We also find unpersuasive defendant's claim that he was improperly precluded from developing his theory that his arrest was the result of police harassment, as evidenced by their having filed numerous prior charges against him which were dismissed. The trial judge ruled that the municipal charges against defendant were irrelevant and had the capacity to confuse the jury. We find no abuse of the court's discretion in excluding this evidence which, in addition to confusing the jury, might have precipitated a series of mini-trials on the merits of the municipal charges to determine whether they were filed in bad faith. See N.J.R.E. 403; State v. Cook, 179 N.J. 533, 567-68 (2004). Moreover, defendant was able to place before the jury his theory that the police arrested him in retaliation for his having filed harassment charges against them.
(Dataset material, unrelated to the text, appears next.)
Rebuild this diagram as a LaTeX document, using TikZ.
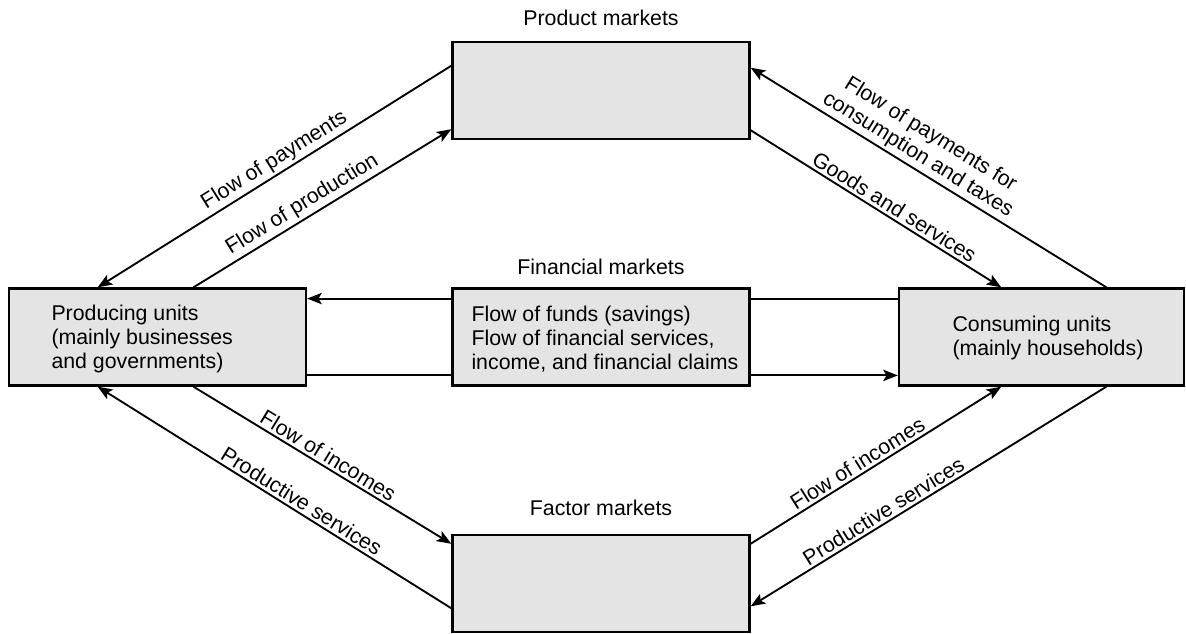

We agree with defendant that the prosecutor's summation contained improper comments concerning it being "time for [defendant] to take responsibility" for his crime. However, defense counsel did not object, and these two sentences, which were part of a lengthy summation, had no clear capacity to produce an unjust verdict. See R. 2:10-2; State v. Macon, 57 N.J. 325, 336-37 (1971). Our review of the trial transcript leaves no reasonable doubt that defendant would have been convicted regardless of the prosecutor's inappropriate comments.
Finally, we find no merit in defendant's claim that his sentence is excessive and shocking to the conscience. See State v. Roth, 95 N.J. 334, 364-65 (1984). Both defendant and his counsel conceded at sentencing that, due to his prior record, defendant qualified for extended sentencing as a persistent offender. N.J.S.A. 2C:44-3a. Judge Mellaci scrupulously applied the principles set forth in State v. Pierce, 188 N.J. 155 (2006), in determining the sentence. We affirm substantially for the reasons set forth in his cogent oral opinion placed on the record on April 27, 2007.